> [REQUEST] Your output must consist solely of the lines from the "Give me the" line through the "Chart.register(...registerables);" line, exactly as written, without images.

> [DATA LINES]
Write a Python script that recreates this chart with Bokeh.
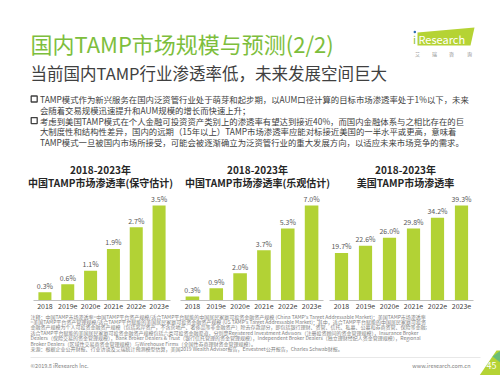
from bokeh.plotting import figure
from bokeh.models import Range1d, FactorRange, ColumnDataSource
from bokeh.layouts import column, row
from bokeh.core.properties import value
from bokeh.embed import file_html
from bokeh.resources import INLINE

FONT = "Noto Sans CJK SC"
BAR = "#B2D235"
GREEN = "#7DBE3C"

# ---------------- data ----------------
years = ["2018", "2019e", "2020e", "2021e", "2022e", "2023e"]
cn_conservative = [0.3, 0.6, 1.1, 1.9, 2.7, 3.5]
cn_optimistic = [0.3, 0.9, 2.0, 3.7, 5.3, 7.0]
us_rate = [19.7, 22.6, 26.0, 29.8, 34.2, 39.3]

chart_titles = [
    ("2018-2023年", "中国TAMP市场渗透率(保守估计)"),
    ("2018-2023年", "中国TAMP市场渗透率(乐观估计)"),
    ("2018-2023年", "美国TAMP市场渗透率"),
]

title = "国内TAMP市场规模与预测(2/2)"
subtitle = "当前国内TAMP行业渗透率低，未来发展空间巨大"
bullet_lines = [
    "TAMP模式作为新兴服务在国内泛资管行业处于萌芽和起步期，以AUM口径计算的目标市场渗透率处于1%以下，未来",
    "会随着交易规模迅速提升和AUM规模的增长而快速上升；",
    "考虑到美国TAMP模式在个人金融可投资资产类别上的渗透率有望达到接近40%，而国内金融体系与之相比存在的巨",
    "大制度性和结构性差异，国内的远期（15年以上）TAMP市场渗透率应能对标接近美国的一半水平或更高，意味着",
    "TAMP模式一旦被国内市场所接受，可能会被逐渐确立为泛资管行业的重大发展方向，以适应未来市场竞争的需求。",
]
note_lines = [
    "注释：中国TAMP市场渗透率=中国TAMP平台资产规模/适合TAMP平台赋能的中国居民家庭可投资金融资产规模 (China TAMP's Target Addressable Market)；美国TAMP市场渗透率",
    "=美国TAMP平台资产管理规模/适合TAMP平台赋能的美国居民家庭可投资金融资产规模 (US TAMP's Target Addressable Market)；其中，适合TAMP平台赋能的中国居民家庭可投资",
    "金融资产规模为个人可投资金融资产规模（包括离岸资产，不含房地产、奢侈品等非金融资产）除去存款部分，即包括银行理财、资管、信托、私募、公募和券商资管、保险等金融;",
    "适合TAMP平台赋能的美国居民家庭可投资金融资产规模包括六类可投资金融渠道，分别是Registered Investment Advisors（注册投资顾问的资金管理规模），Insurance Broker",
    "Dealers（保险交易的资金管理规模），Bank Broker Dealers & Trust（银行信托管理的资金管理规模），Independent Broker Dealers（独立理财经纪人资金管理规模），Regional",
    "Broker Dealers（区域性交易商资金管理规模）与Wirehouse Firms（全国性券商理财资金管理规模）。",
    "来源：根据企业公开财报、行业访谈及艾瑞统计预测模型估算，美国2019 Wealth Advisor报告，Envestnet公开报告，Charles Schwab财报。",
]


def canvas(h, top, bottom):
    p = figure(width=500, height=h, x_range=Range1d(0, 500), y_range=Range1d(bottom, top),
               toolbar_location=None, output_backend="svg", x_axis_location=None,
               y_axis_location=None, min_border=0, outline_line_color=None)
    p.grid.visible = False
    return p


def txt(p, x, y, s, size, color, align="left", bold=False, baseline="middle"):
    p.text(x=[x], y=[y], text=[s], text_font=value(FONT), text_font_size=size,
           text_color=color, text_align=align, text_baseline=baseline,
           text_font_style="bold" if bold else "normal")


# ---------------- header ----------------
head = canvas(190, 0, 190)
txt(head, 30, 42, title, "22px", GREEN)
txt(head, 30, 72, subtitle, "16.5px", "#404040")

# logo
head.patch(x=[417, 474, 470, 417], y=[32, 27, 45, 45], fill_color="#B5D334", line_color=None)
txt(head, 412.5, 38.5, "i", "11px", "#8DBF2E")
head.scatter(x=[414.3], y=[31.5], size=2.5, fill_color="#2E6DB4", line_color=None)
txt(head, 418, 38.5, "Research", "11px", "white")
for xx, ch in zip([417, 434, 451, 469], ["艾", "瑞", "咨", "询"]):
    txt(head, xx, 52.5, ch, "5px", "#8C8C8C", align="center")

# bullets
ys = [98.5, 109.3, 120.1, 130.9, 141.7]
head.scatter(x=[33.7, 33.7], y=[ys[0], ys[2]], marker="square", size=6,
             fill_color=None, line_color="#404040", line_width=1.3)
for yy, line in zip(ys, bullet_lines):
    txt(head, 39.5, yy, line, "8.4px", "#404040")

# chart titles
for cx, (l1, l2) in zip([100, 257, 405], chart_titles):
    txt(head, cx, 169, l1, "10px", "#262626", align="center", bold=True)
    txt(head, cx, 182, l2, "10px", "#262626", align="center", bold=True)


# ---------------- bar charts ----------------
def bar_chart(vals, w, left, right, bw):
    ymax = max(vals) * 110 / 95
    p = figure(width=w, height=122, x_range=FactorRange(*years, range_padding=0),
               y_range=Range1d(0, ymax), toolbar_location=None, output_backend="svg",
               y_axis_location=None, min_border_left=left, min_border_right=right,
               min_border_top=0, min_border_bottom=12, outline_line_color=None)
    p.grid.visible = False
    src = ColumnDataSource(dict(x=years, y=vals, lab=[f"{v:.1f}%" for v in vals]))
    p.vbar(x="x", top="y", width=bw, source=src, fill_color=BAR, line_color=None)
    p.text(x="x", y="y", text="lab", source=src, text_align="center",
           text_baseline="bottom", y_offset=-1.5, text_font_size="7px",
           text_color="#595959", text_font=value(FONT))
    ax = p.xaxis[0]
    ax.axis_line_color = "#BFBFBF"
    ax.major_tick_line_color = None
    ax.minor_tick_line_color = None
    ax.major_tick_out = 0
    ax.major_label_standoff = 2
    ax.major_label_text_font = FONT
    ax.major_label_text_font_size = "7px"
    ax.major_label_text_color = "#404040"
    return p


c1 = bar_chart(cn_conservative, 175, 33, 5, 0.57)
c2 = bar_chart(cn_optimistic, 152, 5, 4, 0.57)
c3 = bar_chart(us_rate, 173, 2, 27, 0.55)

# ---------------- footer ----------------
foot = canvas(63, 312, 375)
for k, line in enumerate(note_lines):
    txt(foot, 30, 315.5 + 5.4 * k, line, "5px", "#808080")
foot.line(x=[30, 480], y=[357, 357], line_color="#D9D9D9", line_width=0.6)
txt(foot, 30, 365.5, "©2019.8 iResearch Inc.", "5.5px", "#808080")
txt(foot, 470, 365.5, "www.iresearch.com.cn", "5.5px", "#808080", align="right")
foot.patch(x=[479, 496, 500, 500], y=[375, 350, 350, 375], fill_color="#B5D334", line_color=None)
foot.patch(x=[492, 500, 500], y=[356, 350, 362], fill_color="#58B88A", line_color=None, fill_alpha=0.8)
txt(foot, 491, 364.5, "45", "9px", "white", align="center")

layout = column(head, row(c1, c2, c3), foot)
open("out.html", "w").write(file_html(layout, INLINE))
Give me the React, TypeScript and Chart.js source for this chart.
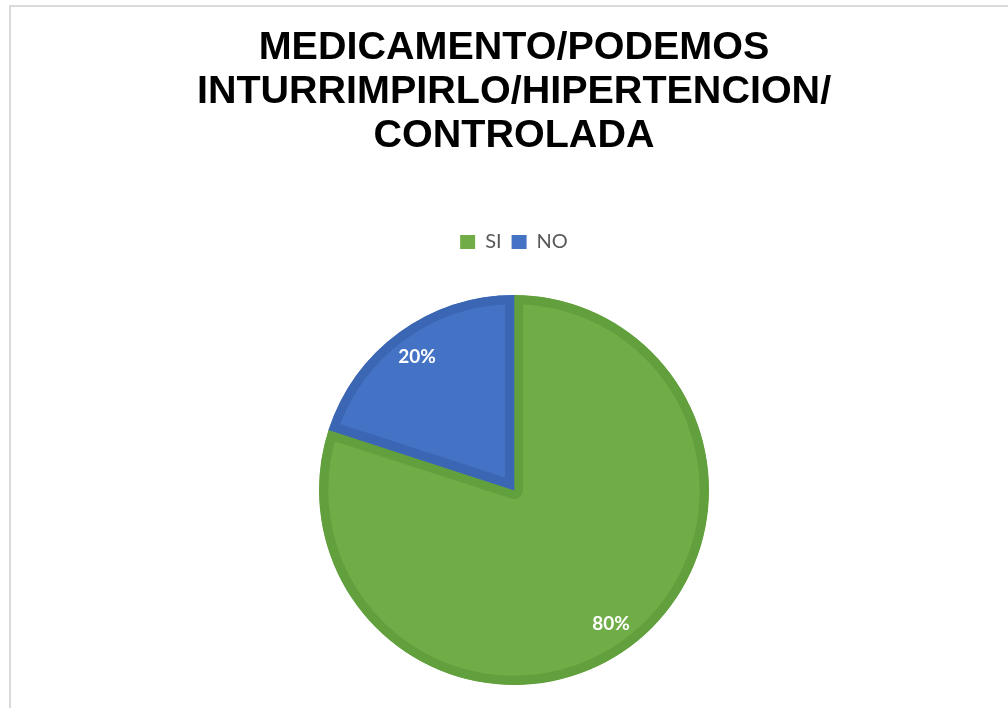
import React, { useEffect, useRef } from "react";
import { Chart, registerables } from "chart.js";

Chart.register(...registerables);

const categories = ["SI", "NO"];
const values = [80, 20];
const fillColors = ["#70ad47", "#4472c4"];
const edgeColors = ["#62a03e", "#3b66b3"];
const titleLines = ["MEDICAMENTO/PODEMOS", "INTURRIMPIRLO/HIPERTENCION/", "CONTROLADA"];

const percentLabels = {
  id: "percentLabels",
  afterDatasetsDraw(chart: any) {
    const ctx = chart.ctx;
    const meta = chart.getDatasetMeta(0);
    const data = chart.data.datasets[0].data as number[];
    const total = data.reduce((a, b) => a + b, 0);
    ctx.save();
    ctx.fillStyle = "#ffffff";
    ctx.font = "bold 19px Lato, 'Open Sans', sans-serif";
    ctx.textAlign = "center";
    ctx.textBaseline = "middle";
    meta.data.forEach((arc: any, i: number) => {
      const p = arc.getProps(["x", "y", "startAngle", "endAngle", "outerRadius"], true);
      const mid = (p.startAngle + p.endAngle) / 2;
      const r = p.outerRadius * 0.846;
      const x = p.x + Math.cos(mid) * r;
      const y = p.y + Math.sin(mid) * r;
      ctx.fillText(Math.round((data[i] / total) * 100) + "%", x, y);
    });
    ctx.restore();
  },
};

const legendGap = {
  id: "legendGap",
  beforeInit(chart: any) {
    const orig = chart.legend.fit;
    chart.legend.fit = function fit() {
      orig.bind(chart.legend)();
      this.height += 33;
    };
  },
};

export default function App() {
  const ref = useRef<HTMLCanvasElement | null>(null);
  useEffect(() => {
    document.body.style.margin = "0";
    if (!ref.current) return;
    const chart = new Chart(ref.current, {
      type: "pie",
      data: {
        labels: categories,
        datasets: [
          {
            data: values,
            backgroundColor: fillColors,
            borderColor: edgeColors,
            borderWidth: 9,
            borderAlign: "inner",
          } as any,
        ],
      },
      options: {
        animation: false,
        responsive: false,
        maintainAspectRatio: false,
        layout: { padding: { left: 20, right: 0, top: 0, bottom: 23 } },
        plugins: {
          title: {
            display: true,
            text: titleLines,
            color: "#000000",
            font: { family: "'Liberation Sans', Arial, sans-serif", size: 39.5, weight: "bold", lineHeight: "44px" as any },
            padding: { top: 26, bottom: 64 },
          },
          legend: {
            display: true,
            position: "top",
            labels: {
              boxWidth: 15,
              boxHeight: 14,
              padding: 10,
              color: "#595959",
              font: { family: "Lato, 'Open Sans', sans-serif", size: 20 },
              generateLabels: (c: any) =>
                c.data.labels.map((lab: string, i: number) => ({
                  text: lab,
                  fillStyle: fillColors[i],
                  strokeStyle: "rgba(0,0,0,0)",
                  lineWidth: 0,
                  fontColor: "#595959",
                  hidden: false,
                  index: i,
                })),
            },
          },
          tooltip: { enabled: false },
        },
      },
      plugins: [percentLabels, legendGap],
    });
    return () => chart.destroy();
  }, []);
  return (
    <div style={{ position: "relative", width: 1008, height: 708, overflow: "hidden", background: "#fff" }}>
      <div
        style={{
          position: "absolute",
          left: 9,
          top: 5,
          width: 1200,
          height: 900,
          borderTop: "2px solid #d9d9d9",
          borderLeft: "2px solid #d9d9d9",
        }}
      />
      <canvas ref={ref} width={1008} height={708} style={{ position: "absolute", left: 0, top: 0 }} />
    </div>
  );
}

> [RESULT OF THIS TASK]
Give me the React, TypeScript and Chart.js source for this chart.
import React, { useEffect, useRef } from "react";
import { Chart, registerables } from "chart.js";

Chart.register(...registerables);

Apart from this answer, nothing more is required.